• YOUR GOAL: Pull out every line below that contains the word "React".

== WORKING DATA ==

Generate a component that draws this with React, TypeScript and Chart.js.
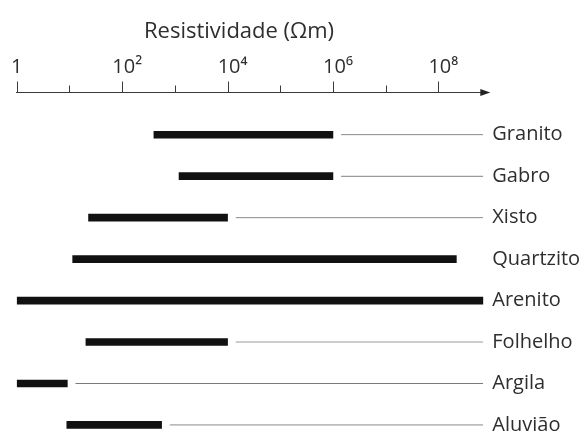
import React, { useEffect, useRef } from "react";
import { Chart, registerables } from "chart.js";

Chart.register(...registerables);

// ---- data ----
const rocks = ["Granito", "Gabro", "Xisto", "Quartzito", "Arenito", "Folhelho", "Argila", "Aluvião"];
const XMAX = Math.pow(10, 8.854);
const rangeLow = [400, 1200, 23, 11.5, 1, 20.5, 1, 8.9];
const rangeHigh = [1e6, 1e6, 1e4, 2.2e8, XMAX, 1e4, 9.1, 560];
const hasGuide = [true, true, true, false, false, true, true, true];
const decadeExponents = [0, 1, 2, 3, 4, 5, 6, 7, 8];
const labeledExponents = [0, 2, 4, 6, 8];
const axisTitle = "Resistividade (Ωm)";

const SUP: Record<string, string> = { "0": "⁰", "1": "¹", "2": "²", "3": "³", "4": "⁴", "5": "⁵", "6": "⁶", "7": "⁷", "8": "⁸", "9": "⁹" };
const FONT = "'Open Sans', 'Noto Sans', sans-serif";
const TEXT = "#2e2e2e";
const AXIS = "#3a3a3a";

function expLabel(e: number): string {
  if (e === 0) return "1";
  return "\u2002" + "10" + String(e).split("").map((c) => SUP[c]).join("");
}

const axisDecor = {
  id: "axisDecor",
  afterDraw(chart: any) {
    const { ctx, chartArea } = chart;
    const x = chart.scales.x;
    const top = chartArea.top + 0.5;
    ctx.save();
    ctx.strokeStyle = AXIS;
    ctx.lineWidth = 1;
    x.ticks.forEach((t: any) => {
      const e = Math.round(Math.log10(t.value));
      const px = Math.round(x.getPixelForValue(t.value)) + 0.5;
      const len = e % 2 === 0 ? 11 : 7;
      ctx.beginPath();
      ctx.moveTo(px, top);
      ctx.lineTo(px, top - len);
      ctx.stroke();
    });
    // arrow head at the end of the axis
    const r = chartArea.right;
    ctx.fillStyle = "#222";
    ctx.beginPath();
    ctx.moveTo(r - 3, top - 3.5);
    ctx.lineTo(r + 7, top);
    ctx.lineTo(r - 3, top + 3.5);
    ctx.closePath();
    ctx.fill();
    ctx.restore();
  },
};

export default function App() {
  const ref = useRef<HTMLCanvasElement | null>(null);

  useEffect(() => {
    if (!ref.current) return;
    const thick = rocks.map((_, i) => ({ y: i, x: [rangeLow[i], rangeHigh[i]] }));
    const guides = rocks
      .map((_, i) => (hasGuide[i] ? { y: i, x: [rangeHigh[i], XMAX] } : null))
      .filter((d) => d !== null);

    const chart = new Chart(ref.current, {
      type: "bar",
      data: {
        datasets: [
          {
            label: "faixa",
            data: thick as any,
            backgroundColor: "#111",
            barThickness: 7,
            grouped: false,
            borderWidth: 0,
          },
          {
            label: "guia",
            data: guides as any,
            backgroundColor: "#7a7a7a",
            borderColor: "rgba(0,0,0,0)",
            borderWidth: { left: 8.5, right: 0, top: 0, bottom: 0 } as any,
            borderSkipped: false,
            barThickness: 1,
            grouped: false,
          },
        ],
      },
      options: {
        indexAxis: "y",
        animation: false,
        responsive: true,
        maintainAspectRatio: false,
        layout: { padding: { left: 16.8, top: 0, right: 0, bottom: 0 } },
        plugins: { legend: { display: false }, tooltip: { enabled: false }, title: { display: false } },
        scales: {
          x: {
            type: "logarithmic",
            position: "top",
            min: 1,
            max: XMAX,
            grid: { display: true, drawOnChartArea: false, drawTicks: false },
            border: { display: true, color: AXIS, width: 1 },
            title: {
              display: true,
              text: axisTitle + "\u2003",
              color: TEXT,
              font: { family: FONT, size: 22, lineHeight: 1.1 },
              padding: { top: 19.2, bottom: 0 },
            },
            ticks: {
              autoSkip: false,
              maxRotation: 0,
              padding: 12.3,
              color: TEXT,
              font: { family: FONT, size: 20, lineHeight: 1.2 },
              callback: (v: any) => {
                const e = Math.round(Math.log10(Number(v)));
                return labeledExponents.includes(e) ? expLabel(e) : "";
              },
            },
            afterBuildTicks: (s: any) => {
              s.ticks = decadeExponents.map((e) => ({ value: Math.pow(10, e) }));
            },
            afterFit: (s: any) => {
              s.paddingLeft = 0;
              s.paddingRight = 0;
            },
          },
          y: {
            type: "linear",
            position: "right",
            reverse: true,
            offset: false,
            min: -1.03,
            max: 7.17,
            grid: { display: false, drawTicks: false, offset: false },
            border: { display: false },
            ticks: {
              padding: 9,
              color: TEXT,
              font: { family: FONT, size: 20, lineHeight: 1.2 },
              callback: (v: any) => rocks[Number(v)] ?? "",
            },
            afterBuildTicks: (s: any) => {
              s.ticks = rocks.map((_, i) => ({ value: i }));
            },
            afterFit: (s: any) => {
              s.width = 97.7;
              s.paddingTop = 0;
              s.paddingBottom = 0;
            },
          },
        },
      },
      plugins: [axisDecor],
    });
    return () => chart.destroy();
  }, []);

  return (
    <div style={{ position: "fixed", left: 0, top: 0, width: 581, height: 432, background: "#fff" }}>
      <canvas ref={ref} />
    </div>
  );
}
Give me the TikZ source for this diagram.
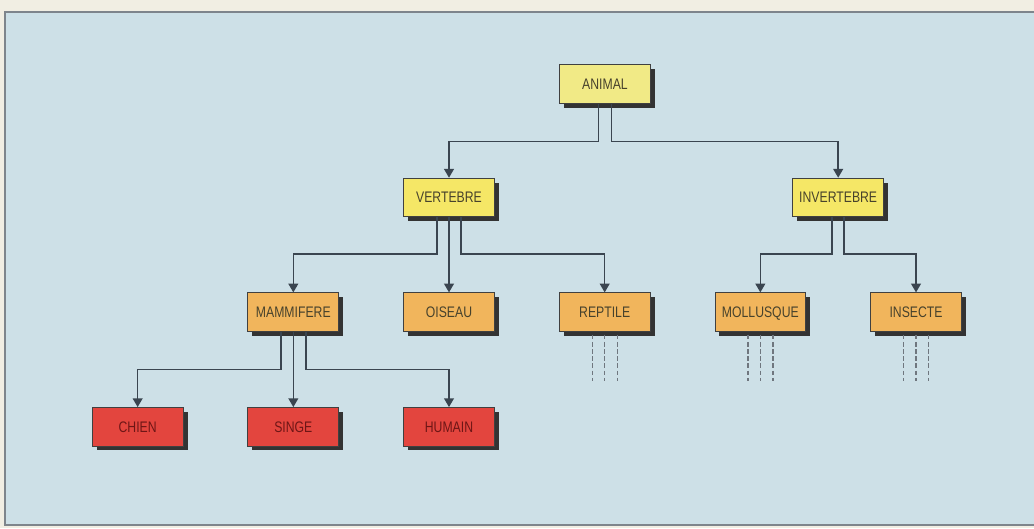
\documentclass[tikz,border=0pt]{standalone}
\usepackage{fontspec}
\usepackage{xcolor}
\usepackage{tikz}
\usetikzlibrary{arrows.meta, positioning, shadows, calc}
\newfontfamily\boxfont[FakeStretch=0.8]{Liberation Sans}
\definecolor{page_cream}{HTML}{F1EEE3}
\definecolor{panel_blue}{HTML}{CDE0E7}
\definecolor{panel_edge}{HTML}{7E858C}
\definecolor{box_pale}{HTML}{F1EA86}
\definecolor{box_yellow}{HTML}{F5E766}
\definecolor{box_orange}{HTML}{F1B55C}
\definecolor{box_red}{HTML}{E3453E}
\definecolor{ink_dark}{HTML}{47422C}
\definecolor{ink_red}{HTML}{6E1616}
\definecolor{wire}{HTML}{3A4550}
\definecolor{wire_dash}{HTML}{6F767E}

\begin{document}
\begin{tikzpicture}[
        x=0.02cm, y=-0.02cm,
        node distance=1.51cm and 1.28cm,
        box/.style={rectangle, draw=black!75, line width=0.4pt, minimum width=1.82cm, minimum height=0.77cm, inner sep=0pt,
            font=\boxfont\fontsize{8.7}{10}\selectfont, text=ink_dark, text height=6.2pt, text depth=0pt,
            drop shadow={shadow xshift=0.09cm, shadow yshift=-0.09cm, fill=black!80, opacity=1}},
        root/.style={box, fill=box_pale},
        group/.style={box, fill=box_yellow},
        class/.style={box, fill=box_orange},
        kind/.style={box, fill=box_red, text=ink_red},
        link/.style={draw=wire, line width=0.8pt, -{Triangle[width=5.6pt, length=5pt]}},
        more/.style={draw=wire_dash, line width=0.75pt, dash pattern=on 2.7pt off 1.4pt},
    ]
        % Background and panel
        \fill[page_cream] (0,0) rectangle (1034,528);
        \useasboundingbox (0,0) rectangle (1034,528);
        \fill[panel_blue] (5,12) rectangle (1040,525);
        \draw[panel_edge, line width=0.8pt] (1040,12) -- (5,12) -- (5,525) -- (1040,525);

        % Classes
        \node[class] (oiseau) at (449,312) {OISEAU};
        \node[class, left=of oiseau] (mammifere) {MAMMIFERE};
        \node[class, right=of oiseau] (reptile) {REPTILE};
        \node[class, right=of reptile] (mollusque) {MOLLUSQUE};
        \node[class, right=of mollusque] (insecte) {INSECTE};

        % Groups
        \node[group, above=of oiseau] (vertebre) {VERTEBRE};
        \coordinate (fork) at ($(mollusque)!0.5!(insecte)$);
        \node[group] (invertebre) at (fork |- vertebre) {INVERTEBRE};

        % Root
        \node[root] (animal) at (605,84) {ANIMAL};

        % Mammals
        \node[kind, below=of mammifere] (singe) {SINGE};
        \node[kind, left=of singe] (chien) {CHIEN};
        \node[kind, right=of singe] (humain) {HUMAIN};

        % Connections
        \draw[link] ([xshift=-0.13cm]animal.south) -- ++(0,38) -| (vertebre);
        \draw[link] ([xshift=0.13cm]animal.south) -- ++(0,38) -| (invertebre);

        \draw[link] ([xshift=-0.24cm]vertebre.south) -- ++(0,37) -| (mammifere);
        \draw[link] (vertebre) -- (oiseau);
        \draw[link] ([xshift=0.24cm]vertebre.south) -- ++(0,37) -| (reptile);

        \draw[link] ([xshift=-0.12cm]invertebre.south) -- ++(0,37) -| (mollusque);
        \draw[link] ([xshift=0.12cm]invertebre.south) -- ++(0,37) -| (insecte);

        \draw[link] ([xshift=-0.25cm]mammifere.south) -- ++(0,38) -| (chien);
        \draw[link] (mammifere) -- (singe);
        \draw[link] ([xshift=0.25cm]mammifere.south) -- ++(0,38) -| (humain);

        % Open branches
        \foreach \n in {reptile, mollusque, insecte}
            \foreach \dx in {-0.25, 0, 0.25}
                \draw[more] ([xshift=\dx cm, yshift=-0.06cm]\n.south) -- ++(0,46);
    \end{tikzpicture}
\end{document}
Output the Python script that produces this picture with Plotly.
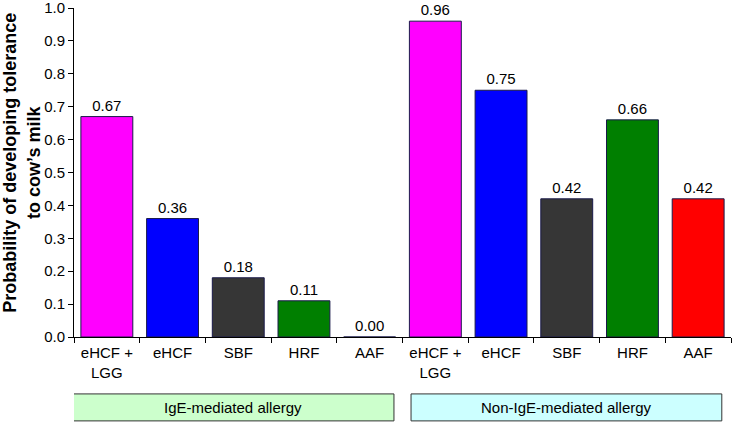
import plotly.graph_objects as go

categories = ["eHCF +<br>LGG", "eHCF", "SBF", "HRF", "AAF",
              "eHCF +<br>LGG", "eHCF", "SBF", "HRF", "AAF"]
values = [0.67, 0.36, 0.18, 0.11, 0.00, 0.96, 0.75, 0.42, 0.66, 0.42]
groups = ["IgE-mediated allergy", "Non-IgE-mediated allergy"]
colors = ["#ff00ff", "#0000ff", "#363636", "#007f00", "#ff0000"] * 2
yticks = [i / 10 for i in range(11)]

pos = list(range(len(values)))
font = "Liberation Sans, Arial, sans-serif"

fig = go.Figure()
fig.add_trace(go.Bar(
    x=pos, y=values,
    marker=dict(color=colors, line=dict(color="#1a1a4a", width=1)),
    texttemplate="%{y:.2f}", textposition="outside",
    textfont=dict(size=15, color="black"),
    cliponaxis=False, width=0.79,
))
# invisible trace so the label axis is drawn
fig.add_trace(go.Scatter(x=pos, y=values, xaxis="x2", mode="markers",
                         marker=dict(opacity=0), hoverinfo="skip"))

fig.update_layout(
    width=737, height=425,
    paper_bgcolor="white", plot_bgcolor="white",
    font=dict(family=font, size=15, color="black"),
    margin=dict(l=74, r=6, t=8, b=88),
    showlegend=False,
    xaxis=dict(
        range=[-0.5, 9.5], tickmode="array",
        tickvals=[i - 0.5 for i in range(11)], showticklabels=False,
        ticks="outside", ticklen=5, tickcolor="black",
        showline=True, linecolor="black", linewidth=1,
        showgrid=False, zeroline=False, automargin=False,
    ),
    xaxis2=dict(
        range=[-0.5, 9.5], overlaying="x", side="bottom", anchor="y",
        tickmode="array", tickvals=pos, ticktext=categories,
        ticks="", showline=False, showgrid=False, zeroline=False,
        tickfont=dict(size=15, color="black"), automargin=False,
        ticklabelstandoff=5,
    ),
    yaxis=dict(
        range=[0, 1], tickmode="array", tickvals=yticks,
        ticktext=[f"{v:.1f}" for v in yticks],
        ticks="outside", ticklen=5, tickcolor="black",
        showline=True, linecolor="black", linewidth=1,
        showgrid=False, zeroline=False, automargin=False,
        tickfont=dict(size=15), ticklabeloverflow="allow",
    ),
)

fig.add_annotation(
    text="<b>Probability of developing tolerance<br>to cow\u2019s milk</b>",
    textangle=-90, x=-0.079, y=0.53, xref="paper", yref="paper",
    xanchor="center", yanchor="middle", showarrow=False,
    font=dict(size=18),
)

box_x = [(-0.515, 4.37), (4.63, 9.36)]
box_fill = ["#ccffcc", "#ccffff"]
for (x0, x1), fill, label in zip(box_x, box_fill, groups):
    fig.add_shape(type="rect", xref="x", yref="paper", x0=x0, x1=x1,
                  y0=-0.255, y1=-0.173, fillcolor=fill,
                  line=dict(color="#333333", width=1))
    fig.add_annotation(x=(x0 + x1) / 2, y=-0.214, xref="x", yref="paper",
                       xanchor="center", yanchor="middle",
                       text=label, showarrow=False, font=dict(size=15))

fig.write_html("out.html", config={"displayModeBar": False},
               post_script="document.body.style.margin='0';")
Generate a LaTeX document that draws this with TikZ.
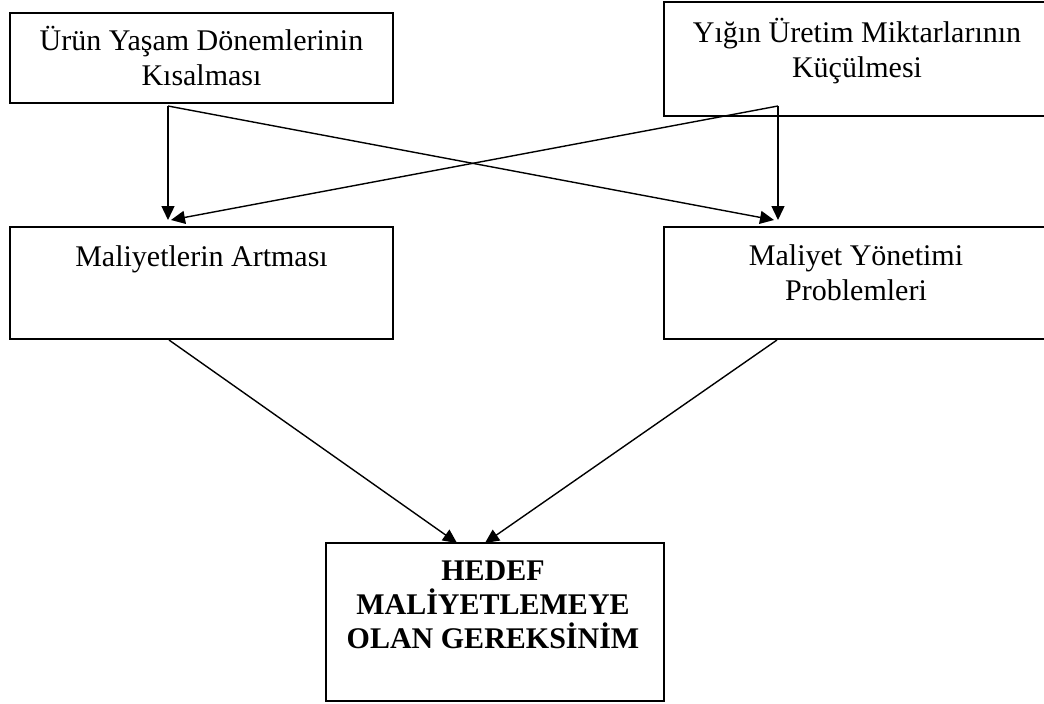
\documentclass[tikz,border=0pt]{standalone}
\usepackage{fontspec}
\setmainfont{Liberation Serif}
\usetikzlibrary{arrows.meta}
\begin{document}
\begin{tikzpicture}[x=1pt,y=-1pt,
  box/.style={draw, line width=2pt, inner sep=0pt},
  lbl/.style={anchor=base, inner sep=0pt, font=\fontsize{30}{35}\selectfont},
  hd/.style={anchor=base, inner sep=0pt, font=\fontsize{30}{35}\selectfont\bfseries},
  conn/.style={line width=1.4pt, -{Triangle[length=14pt,width=13pt]}}]
\useasboundingbox (0,0) rectangle (1044,704);
\fill[white] (0,0) rectangle (1044,704);
\clip (0,0) rectangle (1044,704);

% boxes
\node[box, minimum width=383pt, minimum height=90pt]  (b1) at (201.5,58)  {};
\node[box, minimum width=386pt, minimum height=114pt] (b2) at (857,59)    {};
\node[box, minimum width=383pt, minimum height=112pt] (b3) at (201.5,283) {};
\node[box, minimum width=386pt, minimum height=112pt] (b4) at (857,283)   {};
\node[box, minimum width=338pt, minimum height=158pt] (b5) at (495,622)   {};

% labels
\node[lbl] (t1a) at (201.5,50) {Ürün Yaşam Dönemlerinin};
\node[lbl] (t1b) at (201.5,85) {Kısalması};
\node[lbl] (t2a) at (857,42) {Yığın Üretim Miktarlarının};
\node[lbl] (t2b) at (857,77) {Küçülmesi};
\node[lbl] (t3a) at (201.5,266) {Maliyetlerin Artması};
\node[lbl] (t4a) at (856,265) {Maliyet Yönetimi};
\node[lbl] (t4b) at (856,300) {Problemleri};
\node[hd] (t5a) at (493,580) {HEDEF};
\node[hd] (t5b) at (493,614) {MALİYETLEMEYE};
\node[hd] (t5c) at (493,648) {OLAN GEREKSİNİM};

% connector end points
\coordinate (s1) at (168,106);
\coordinate (s2) at (778,106);
\coordinate (e1) at (168,220);
\coordinate (e2) at (778,220);
\coordinate (e3) at (774,220);
\coordinate (e4) at (171,220);
\coordinate (s3) at (169,340);
\coordinate (s4) at (777,340);
\coordinate (e5) at (457,543);
\coordinate (e6) at (485,543);

% connectors
\draw[conn] (s1) -- (e1);
\draw[conn] (s2) -- (e2);
\draw[conn] (s1) -- (e3);
\draw[conn] (s2) -- (e4);
\draw[conn] (s3) -- (e5);
\draw[conn] (s4) -- (e6);
\end{tikzpicture}
\end{document}
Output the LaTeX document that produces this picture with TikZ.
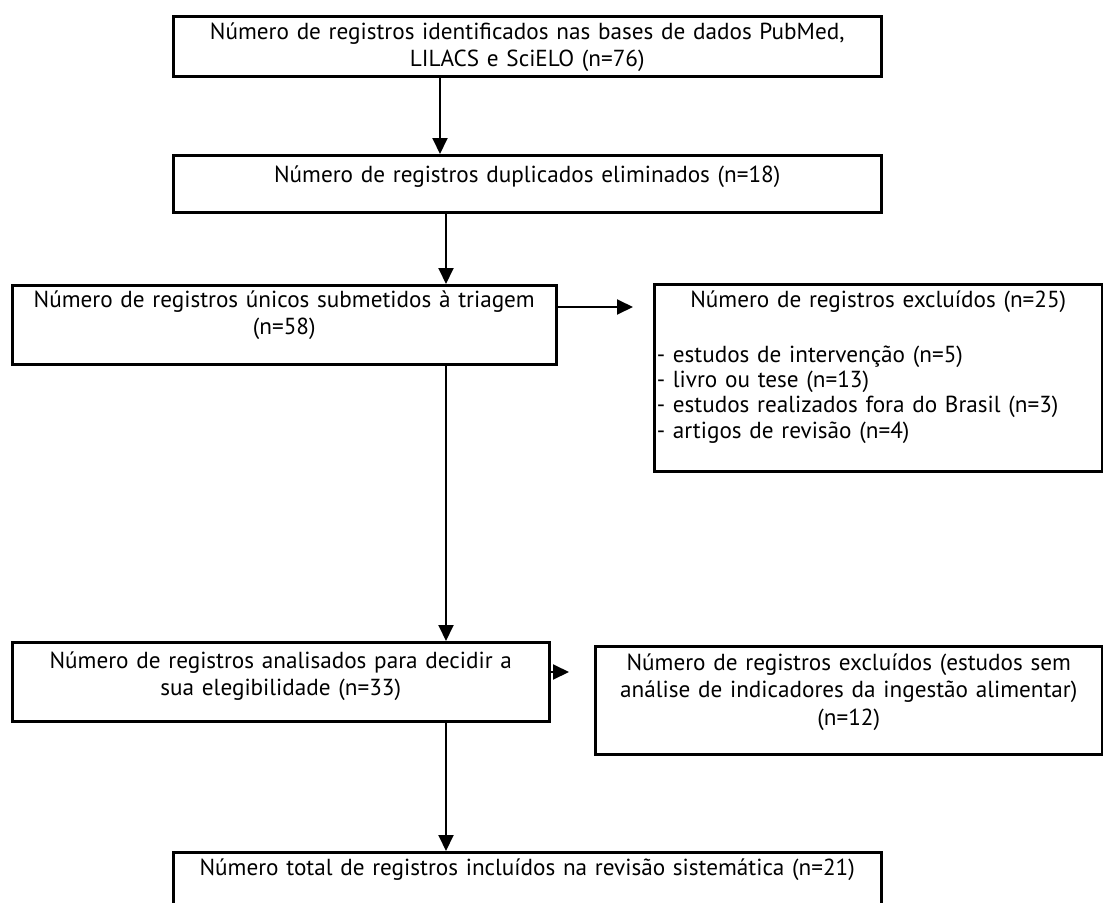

===

• SOLUTION FOR THIS PROBLEM:
Generate a component that draws this with React, TypeScript and Chart.js.
import React, { useEffect, useRef } from "react";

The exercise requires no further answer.